◆ PROVIDED DATA:
+---+
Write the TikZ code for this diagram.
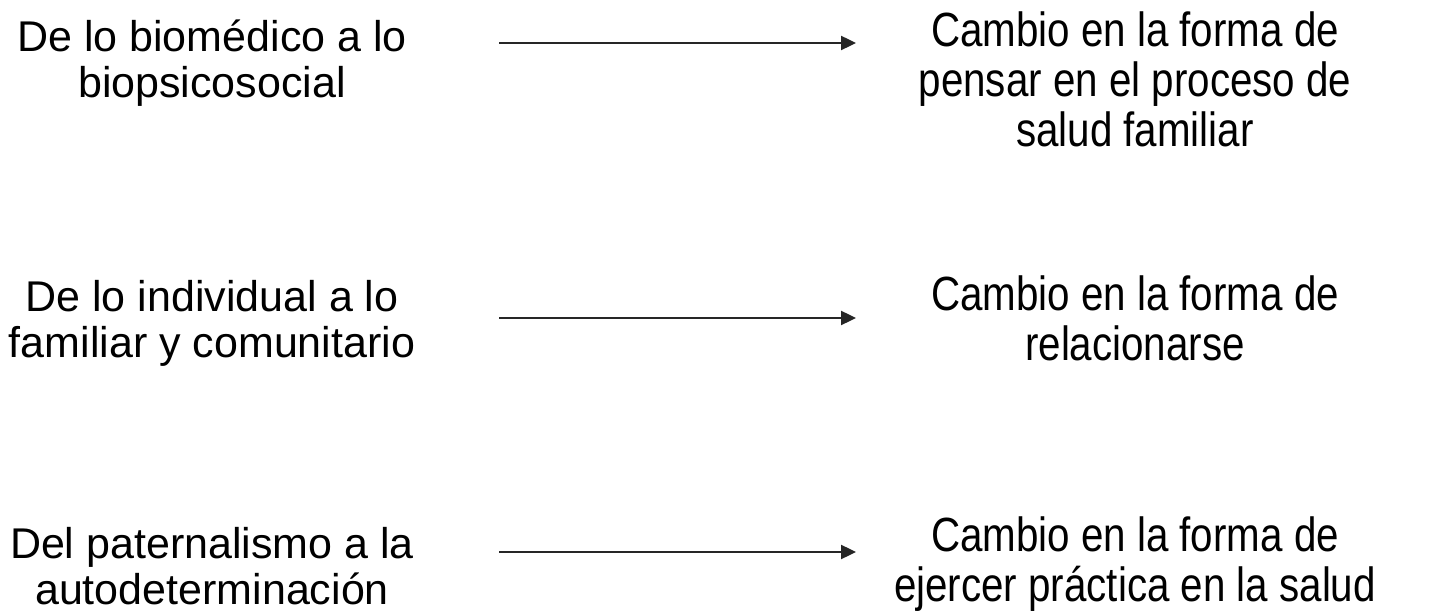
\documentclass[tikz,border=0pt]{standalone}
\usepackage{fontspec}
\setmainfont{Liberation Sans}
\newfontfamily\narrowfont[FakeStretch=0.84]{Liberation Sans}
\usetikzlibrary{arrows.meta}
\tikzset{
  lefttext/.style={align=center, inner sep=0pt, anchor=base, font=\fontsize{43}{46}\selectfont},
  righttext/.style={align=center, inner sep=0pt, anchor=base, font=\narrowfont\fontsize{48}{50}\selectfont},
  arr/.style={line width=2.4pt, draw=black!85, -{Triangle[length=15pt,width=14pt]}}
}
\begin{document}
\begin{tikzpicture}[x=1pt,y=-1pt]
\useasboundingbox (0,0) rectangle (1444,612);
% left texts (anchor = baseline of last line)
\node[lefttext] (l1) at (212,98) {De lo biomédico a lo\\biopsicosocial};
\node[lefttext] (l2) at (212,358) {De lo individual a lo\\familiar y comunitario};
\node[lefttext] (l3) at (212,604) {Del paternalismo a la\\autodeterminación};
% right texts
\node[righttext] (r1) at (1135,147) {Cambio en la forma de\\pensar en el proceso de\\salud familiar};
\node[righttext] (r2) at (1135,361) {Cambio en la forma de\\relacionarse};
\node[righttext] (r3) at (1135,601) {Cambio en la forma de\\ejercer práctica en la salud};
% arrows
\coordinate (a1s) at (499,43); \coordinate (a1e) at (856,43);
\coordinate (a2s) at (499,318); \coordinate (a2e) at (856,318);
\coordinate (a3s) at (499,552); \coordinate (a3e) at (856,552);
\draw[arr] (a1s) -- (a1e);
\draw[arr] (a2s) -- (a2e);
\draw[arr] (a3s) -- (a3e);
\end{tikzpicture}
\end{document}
+---+
◆ PROBLEM STATEMENT: Repeat the material above in full and exactly, apart from the pictures.

◆ ANSWER TO THE EXERCISE:
Write the TikZ code for this diagram.
\documentclass[tikz,border=0pt]{standalone}
\usepackage{fontspec}
\setmainfont{Liberation Sans}
\newfontfamily\narrowfont[FakeStretch=0.84]{Liberation Sans}
\usetikzlibrary{arrows.meta}
\tikzset{
  lefttext/.style={align=center, inner sep=0pt, anchor=base, font=\fontsize{43}{46}\selectfont},
  righttext/.style={align=center, inner sep=0pt, anchor=base, font=\narrowfont\fontsize{48}{50}\selectfont},
  arr/.style={line width=2.4pt, draw=black!85, -{Triangle[length=15pt,width=14pt]}}
}
\begin{document}
\begin{tikzpicture}[x=1pt,y=-1pt]
\useasboundingbox (0,0) rectangle (1444,612);
% left texts (anchor = baseline of last line)
\node[lefttext] (l1) at (212,98) {De lo biomédico a lo\\biopsicosocial};
\node[lefttext] (l2) at (212,358) {De lo individual a lo\\familiar y comunitario};
\node[lefttext] (l3) at (212,604) {Del paternalismo a la\\autodeterminación};
% right texts
\node[righttext] (r1) at (1135,147) {Cambio en la forma de\\pensar en el proceso de\\salud familiar};
\node[righttext] (r2) at (1135,361) {Cambio en la forma de\\relacionarse};
\node[righttext] (r3) at (1135,601) {Cambio en la forma de\\ejercer práctica en la salud};
% arrows
\coordinate (a1s) at (499,43); \coordinate (a1e) at (856,43);
\coordinate (a2s) at (499,318); \coordinate (a2e) at (856,318);
\coordinate (a3s) at (499,552); \coordinate (a3e) at (856,552);
\draw[arr] (a1s) -- (a1e);
\draw[arr] (a2s) -- (a2e);
\draw[arr] (a3s) -- (a3e);
\end{tikzpicture}
\end{document}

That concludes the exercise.